While migration was not on the stated agenda, Mr Orban wrote on Facebook: “I asked Pope Francis not to let Christian Hungary perish.”

Mr Orban has frequently depicted his government as a defender of Christian civilisation in Europe and a bulwark against migration from Muslim-majority countries.

Francis has expressed solidarity with migrants and refugees and criticised what he called “national populism” advanced by governments like Hungary’s.

He has urged governments to welcome and integrate as many migrants as they can.

The Vatican said the meeting was held in a “cordial atmosphere” and lasted longer than expected – 40 minutes.

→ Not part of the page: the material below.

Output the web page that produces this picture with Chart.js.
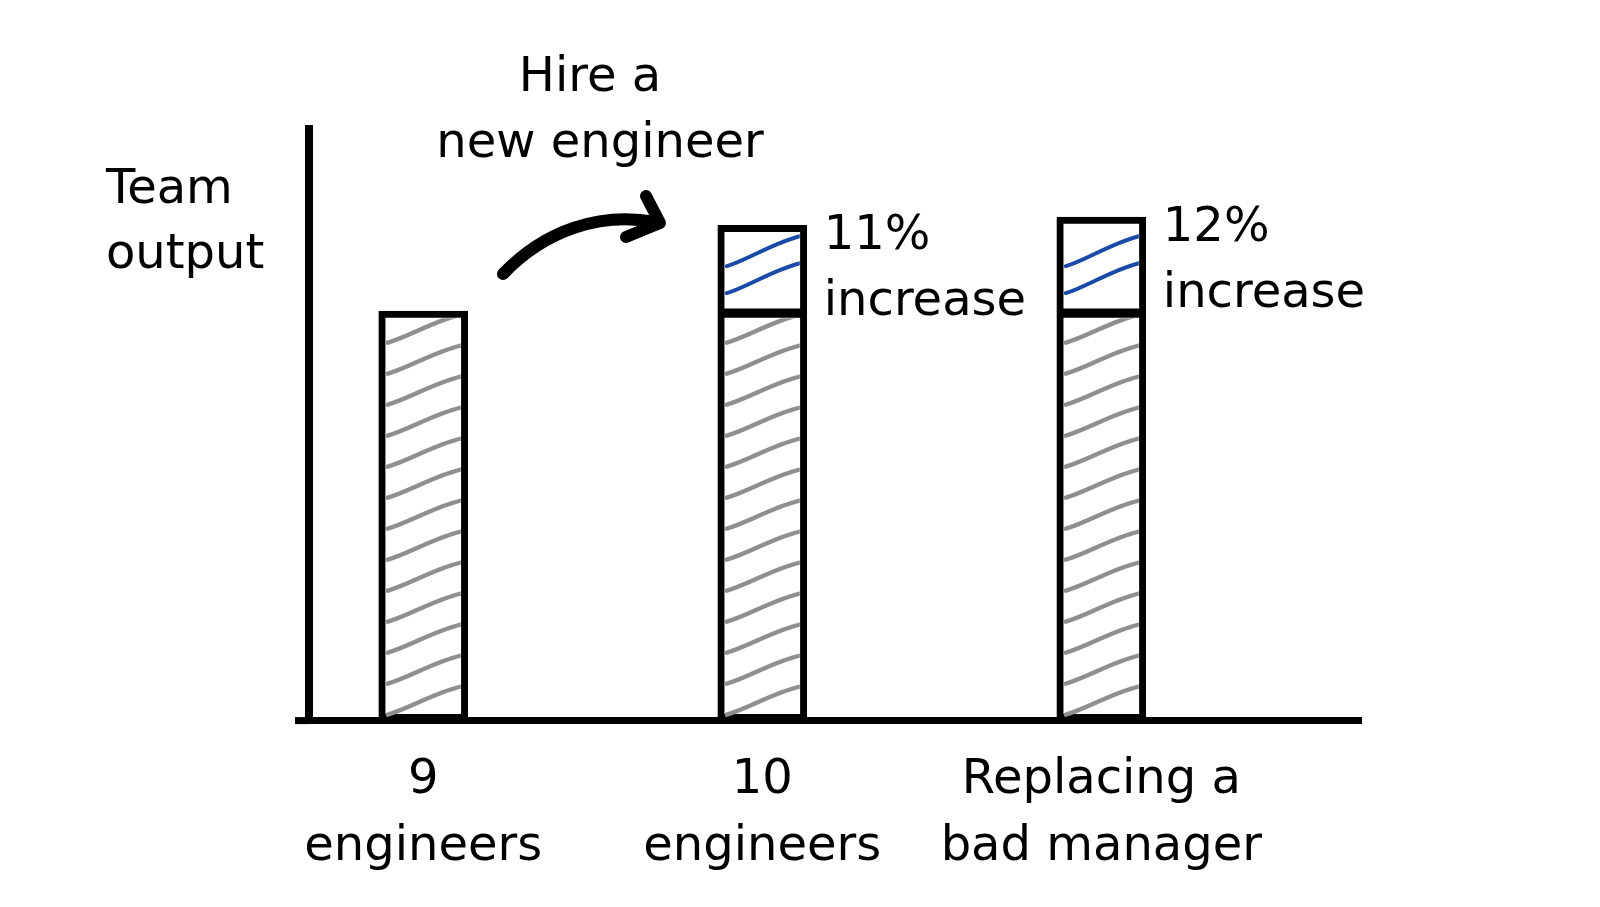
<!DOCTYPE html>
<html>
<head>
<meta charset="utf-8">
<script src="https://cdn.jsdelivr.net/npm/chart.js@4.4.1/dist/chart.umd.min.js"></script>
<style>
  html, body { margin: 0; padding: 0; background: #ffffff; }
  #wrap { position: relative; width: 1600px; height: 907px; background: #ffffff; }
</style>
</head>
<body>
<div id="wrap"><canvas id="chart"></canvas></div>
<script>
// ---- data ----
const categories = [["9", "engineers"], ["10", "engineers"], ["Replacing a", "bad manager"]];
const baseOutput = [100, 100, 100];
const addedOutput = [null, 21, 23];
const increaseLabels = [null, "11%", "12%"];
const increaseWord = "increase";
const yTitle = ["Team", "output"];
const arrowNote = ["Hire a", "new engineer"];

const FONT = '"DejaVu Sans", sans-serif';

const hatchPlugin = {
  id: 'hatch',
  afterDatasetsDraw(chart) {
    const ctx = chart.ctx;
    chart.data.datasets.forEach((ds, di) => {
      const h = ds.hatch;
      if (!h) return;
      const meta = chart.getDatasetMeta(di);
      meta.data.forEach((bar, i) => {
        if (ds.data[i].y == null) return;
        const p = bar.getProps(['x', 'y', 'base', 'width'], true);
        const L = p.x - p.width / 2 + h.inset;
        const R = p.x + p.width / 2 - h.inset;
        const T = Math.min(p.y, p.base) + h.inset;
        const B = Math.max(p.y, p.base) - h.bottomInset;
        ctx.save();
        ctx.beginPath();
        ctx.rect(L, T, R - L, B - T);
        ctx.clip();
        ctx.strokeStyle = h.color;
        ctx.lineWidth = h.width;
        ctx.lineCap = 'round';
        const w = R - L;
        let n = 0;
        for (let yl = B - h.first; yl - h.rise > T - h.step; yl -= h.step) {
          if (h.max && n >= h.max) break;
          ctx.beginPath();
          ctx.moveTo(L + 2, yl);
          ctx.bezierCurveTo(L + w * 0.3, yl - h.rise * 0.2, L + w * 0.62, yl - h.rise * 0.75, R, yl - h.rise);
          ctx.stroke();
          n++;
        }
        ctx.restore();
      });
    });
  }
};

const notesPlugin = {
  id: 'notes',
  afterDraw(chart) {
    const ctx = chart.ctx;
    const area = chart.chartArea;
    ctx.save();
    ctx.fillStyle = '#000';
    ctx.font = '48px ' + FONT;
    ctx.textBaseline = 'alphabetic';

    // x axis stub extending left of the y axis
    ctx.strokeStyle = '#000';
    ctx.lineWidth = 7;
    ctx.beginPath();
    ctx.moveTo(area.left - 14, area.bottom);
    ctx.lineTo(area.left, area.bottom);
    ctx.stroke();

    // y title
    ctx.textAlign = 'left';
    ctx.fillText(yTitle[0], 106, 203);
    ctx.fillText(yTitle[1], 106, 268);

    // arrow note
    ctx.textAlign = 'center';
    ctx.fillText(arrowNote[0], 590, 91);
    ctx.fillText(arrowNote[1], 600, 157);

    // arrow
    ctx.lineWidth = 12;
    ctx.lineCap = 'round';
    ctx.lineJoin = 'round';
    ctx.beginPath();
    ctx.moveTo(503, 274);
    ctx.bezierCurveTo(545, 230, 600, 212, 655, 222);
    ctx.stroke();
    ctx.beginPath();
    ctx.moveTo(646, 196);
    ctx.lineTo(660, 223);
    ctx.lineTo(626, 237);
    ctx.stroke();

    // increase labels next to the top segments
    const meta = chart.getDatasetMeta(1);
    ctx.textAlign = 'left';
    meta.data.forEach((bar, i) => {
      if (!increaseLabels[i]) return;
      const p = bar.getProps(['x', 'y', 'width'], true);
      const lx = p.x + p.width / 2 + 17;
      ctx.fillText(increaseLabels[i], lx, p.y + 24);
      ctx.fillText(increaseWord, lx, p.y + 90);
    });
    ctx.restore();
  }
};

const ctx = document.getElementById('chart').getContext('2d');
new Chart(ctx, {
  type: 'bar',
  data: {
    datasets: [
      {
        label: 'Team output',
        data: baseOutput.map((v, i) => ({ x: i, y: v })),
        backgroundColor: '#ffffff',
        borderColor: '#000000',
        borderWidth: 7,
        borderSkipped: false,
        barThickness: 89,
        hatch: { color: '#8f8f8f', width: 4.5, step: 31, rise: 28, first: 6, inset: 7, bottomInset: 0 }
      },
      {
        label: 'Increase',
        data: addedOutput.map((v, i) => ({ x: i, y: v })),
        backgroundColor: '#ffffff',
        borderColor: '#000000',
        borderWidth: { top: 7, left: 7, right: 7, bottom: 3 },
        borderSkipped: false,
        barThickness: 89,
        hatch: { color: '#1a4aa8', width: 4, step: 27, rise: 30, first: 15, inset: 7, bottomInset: 3, max: 2 }
      }
    ]
  },
  options: {
    responsive: true,
    maintainAspectRatio: false,
    animation: false,
    layout: { padding: { left: 309, right: 239, top: 129, bottom: 0 } },
    plugins: { legend: { display: false }, tooltip: { enabled: false } },
    scales: {
      x: {
        type: 'linear',
        stacked: true,
        offset: false,
        min: -0.337,
        max: 2.766,
        grid: { display: false, drawTicks: false },
        border: { display: true, color: '#000', width: 7 },
        afterBuildTicks: (s) => { s.ticks = categories.map((_, i) => ({ value: i })); },
        ticks: {
          autoSkip: false,
          maxRotation: 0,
          padding: 26,
          color: '#000',
          font: { family: FONT, size: 48, lineHeight: 1.4 },
          callback: (v) => categories[v] || ''
        }
      },
      y: {
        stacked: true,
        min: 0,
        max: 144.5,
        grid: { display: false, drawTicks: false },
        border: { display: true, color: '#000', width: 8 },
        ticks: { display: false }
      }
    }
  },
  plugins: [hatchPlugin, notesPlugin]
});
</script>
</body>
</html>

“Among the various topics discussed were the role of the church in the country, the commitment to the protection of the environment, the protection and promotion of the family,” a Vatican statement said.

People attend Mass celebrated by Pope Francis at Budapest’s Heroes’ Square (Laszlo Balogh/AP)

Vatican and Hungarian officials have insisted Francis was not snubbing Hungary by staying for such a short time, noting that the Hungarian church and state only invited him to close out an international conference on the Eucharist on Sunday.

It was at the end of that Mass that Francis urged Hungarians to remain steadfast in their religious roots, but not in a defensive way that closed them off from the rest of the world and the needs of others.

“Religious sentiment has been the lifeblood of this nation, so attached to its roots,” he said.

“Yet the cross, planted in the ground, not only invites us to be well-rooted, it also raises and extends its arms toward everyone.”

He said Hungarians should stay firm in their roots while “opening ourselves to the thirst of the men and women of our time”.

“My wish is that you be like that: rounded and open, rooted and considerate,” he said.


People wait for the arrival of Pope Francis to celebrate Mass in Heroes’ Square in Budapest (Vadim Ghirda/AP)

Later in the morning, Francis apologised to a gathering of Christian and Jewish leaders that he had to deliver his speech sitting down.

In his remarks to them, he warned against a resurgence of anti-Semitism in Europe, saying it was a “fuse which must not be allowed to burn”.

The Argentine pope called for Christians, Jews and people of other faiths to commit themselves to promoting greater fraternity “so that outbursts of hatred that would destroy that fraternity will never prevail”.

Hungary’s large Jewish population was devastated during the closing months of the Second World War, with more than 550,000 Jewish deaths.

The country’s government under Mr Orban has been accused of trafficking in veiled anti-Semitic stereotypes, largely aimed at Hungarian-born American financier and philanthropist George Soros, who the government frequently accuses of meddling in the country’s internal affairs.